ROANOKE TIMES

                         Roanoke Times
                 Copyright (c) 1995, Landmark Communications, Inc.

DATE: WEDNESDAY, April 25, 1990                   TAG: 9004250596
SECTION: VIRGINIA                    PAGE: B2   EDITION: EVENING 
SOURCE: Associated Press
DATELINE: SPOKANE, WASH.                                LENGTH: Short


COWBOY ACTOR ALBERT SALMI AND WIFE FOUND DEAD

Albert Salmi, who made a career out of portraying cowboys in television Westerns such as "Gunsmoke," and his wife were found shot to death in an apparent murder-suicide, police said today.

Salmi, 62, apparently shot his 55-year-old wife, Roberta Salmi, and then killed himself, police spokesman Lt. Robert Van Leuven said.

A friend who had gone to check on Salmi's wife Monday night peered through a window and saw her legs, Lt. Jim Hill said.

Salmi had roles in several Broadway plays, at least 20 feature films and more than 150 television dramas.

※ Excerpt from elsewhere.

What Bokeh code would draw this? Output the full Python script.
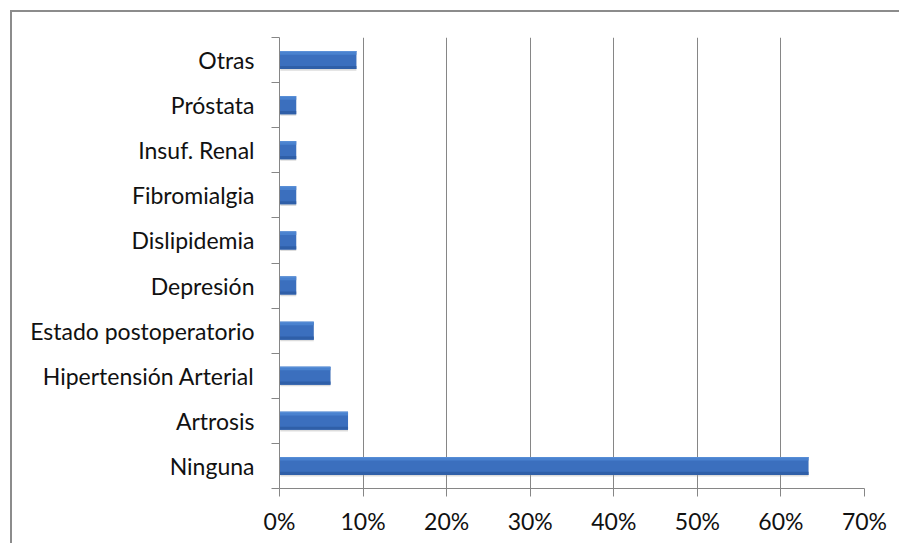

His portrayal of Bo Decker, the Montana Romeo, in the 1955 Broadway production of "Bus Stop" helped launch his professional acting career. It earned him several major awards and led to his being offered the part of Bo in the film version. Salmi turned it down because - like most of his friends in Lee Strasberg's Actors' Studio - he thought Hollywood actors were turncoats who sold out for fast money.

A New Yorker born in the Coney Island section of Brooklyn, Salmi cherished most the Western Heritage Award from the National Cowboy Hall of Fame for his portrayal of a cowpoke on television's "Gunsmoke."

Salmi sought out Western character roles and played them with gusto. He appeared on TV shows such as "General Electric Theatre," "Wagon Train," "Man Called Shenandoah," "Bonanza," "The Virginian," and "Have Gun Will Travel."